Keine Auskunft zu laufendem Verfahren
Das Ausbleiben dieser Bewilligung war für Emad Sabry eine bittere Pille und stellte ihn erneut vor Probleme: Fortan musste nämlich an jedem Tag, an dem die Gstaaderhof Pharmacy geöffnet war und ist, ein Apotheker mit eidgenössischem Apothekerdiplom und einer kantonalen Berufsausübungsbewilligung anwesend sein. In der Person des heute 80-jährigen Apothekers David Banon wurde Sabry fündig, aber: «Wenn David Banon einmal nicht anwesend ist, kann mir der Kanton die Apotheke schliessen», sagt Sabry. Und genau dies sei im Dezember 2022 passiert, als Banon krank war.
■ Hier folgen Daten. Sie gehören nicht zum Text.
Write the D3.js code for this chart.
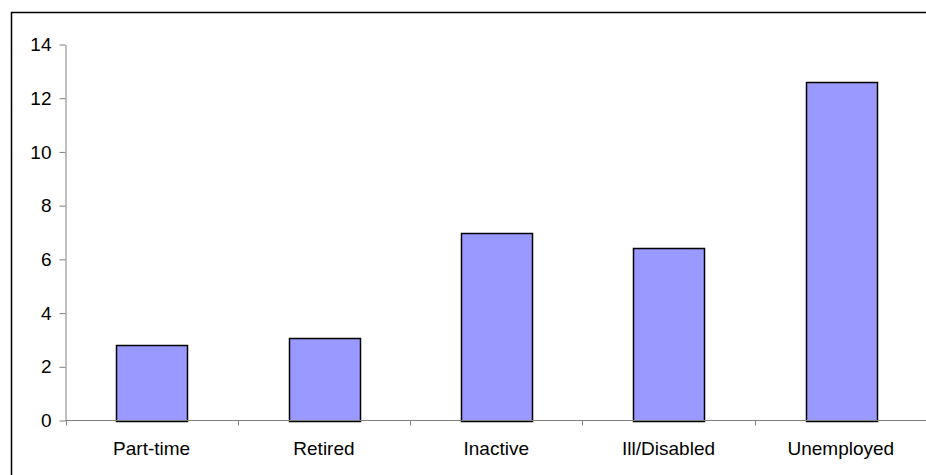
<!DOCTYPE html>
<html>
<head>
<meta charset="utf-8">
<script src="https://cdn.jsdelivr.net/npm/d3@7"></script>
<style>
  html, body { margin: 0; padding: 0; background: #fff; }
  svg { display: block; }
  text { font-family: "Liberation Sans", Arial, sans-serif; fill: #000; }
</style>
</head>
<body>
<div id="chart"></div>
<script>
"use strict";

var categories = ["Part-time", "Retired", "Inactive", "Ill/Disabled", "Unemployed"],
    values = [2.8, 3.08, 7.0, 6.43, 12.62],
    yTicks = [0, 2, 4, 6, 8, 10, 12, 14];

var width = 926,
    height = 475,
    plot = {left: 65.5, right: 927, top: 44.5, bottom: 420.5},
    barRatio = 0.41, // bar width as a share of category step
    fontSize = "19px";

var svg = d3.select("#chart").append("svg")
    .attr("width", width)
    .attr("height", height);

// outer chart border (runs off the right and bottom of the picture)
svg.append("rect")
    .attr("x", 11.5)
    .attr("y", 12.5)
    .attr("width", 1000)
    .attr("height", 1000)
    .attr("fill", "none")
    .attr("stroke", "#000")
    .attr("stroke-width", 1.5);

var x = d3.scaleBand()
    .domain(categories)
    .range([plot.left, plot.right])
    .padding(0);

var y = d3.scaleLinear()
    .domain([0, 14])
    .range([plot.bottom, plot.top]);

// bars
var bw = x.bandwidth() * barRatio;
svg.append("g")
    .selectAll("rect")
    .data(values)
    .join("rect")
    .attr("x", function (d, i) { return Math.round(x(categories[i]) + (x.bandwidth() - bw) / 2) + 0.5; })
    .attr("y", function (d) { return Math.round(y(d)) + 0.5; })
    .attr("width", Math.round(bw))
    .attr("height", function (d) { return Math.round(y(0)) - Math.round(y(d)); })
    .attr("fill", "#9999ff")
    .attr("stroke", "#000")
    .attr("stroke-width", 1.5);

// y axis
var yAxis = svg.append("g")
    .attr("transform", "translate(" + plot.left + ",0)")
    .call(d3.axisLeft(y).tickValues(yTicks).tickSize(6).tickPadding(8).tickSizeOuter(0));
yAxis.select(".domain").attr("stroke", "#808080");
yAxis.selectAll(".tick line").attr("stroke", "#808080");
yAxis.selectAll(".tick text")
    .style("font-size", fontSize)
    .style("font-family", "'Liberation Sans', Arial, sans-serif")
    .attr("fill", "#000");

// x axis line and ticks at category boundaries
var xg = svg.append("g");
xg.append("line")
    .attr("x1", plot.left)
    .attr("x2", plot.right)
    .attr("y1", plot.bottom)
    .attr("y2", plot.bottom)
    .attr("stroke", "#808080");
var bounds = categories.map(function (c) { return x(c); }).concat([plot.right]);
xg.selectAll("line.tick")
    .data(bounds)
    .join("line")
    .attr("class", "tick")
    .attr("x1", function (d) { return Math.round(d) + 0.5; })
    .attr("x2", function (d) { return Math.round(d) + 0.5; })
    .attr("y1", plot.bottom)
    .attr("y2", plot.bottom + 5)
    .attr("stroke", "#808080");
xg.selectAll("text")
    .data(categories)
    .join("text")
    .attr("x", function (d) { return x(d) + x.bandwidth() / 2; })
    .attr("y", 455)
    .attr("text-anchor", "middle")
    .style("font-size", fontSize)
    .text(function (d) { return d; });
</script>
</body>
</html>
Allerdings sei Banon am 8. März wieder in der Apotheke gewesen. «Obschon ich dem Kapa sofort mitgeteilt hatte, dass mein Apotheker wieder da ist, dauerte es vier Monate, bis ich mein Geschäft wieder öffnen durfte», ärgert sich Sabry. In diesen sieben Monaten habe er einen siebenstelligen Betrag verloren. Emad Sabry ist bis heute davon überzeugt, Opfer einer Verleumdung geworden zu sein und beteuert, nichts Falsches oder Unethisches getan zu haben. Er versichert, dass ihm die Apotheke nicht geschlossen wurde, weil er rechtlich nicht einwandfrei gearbeitet habe. Das Kapa verweist auf Anfrage auf ein aktuell laufendes Verfahren im Zusammenhang mit Emad Sabry und erteilt deswegen keine Auskunft.
Im Moment darf Emad Sabry seine Gstaaderhof Pharmacy wieder geöffnet haben – solange David Banon anwesend ist.
ZUR PERSON
Der heute 65-jährige Emad Sabry liess sich in Alexandrien (Ägypten) zum Apotheker ausbilden. Aus familiären Gründen wurde er zwei Jahre früher eingeschult als seine Mitschüler. Als er 15 Jahre alt war, sprach er neben seiner ägyptischen Muttersprache bereits Englisch und Französisch und lernte Deutsch. Als er mit 21 Jahren das Universitätsstudium abgeschlossen hatte, war er Ägyptens jüngster Apotheker. An einem Studentenkongress in Lausanne lernte er seine Frau kennen, die er 1983 heiratete. «Als koptischer Christ war man im damaligen Ägypten ein Mensch zweiter Klasse, ohne Karrierechancen», sagt Sabry. Zudem wollte er in einem Land eine Familie gründen, in dem es «diese islamische Mentalität» nicht gab. So kam er mit seiner Frau, einer gebürtigen Italienerin, in die Schweiz.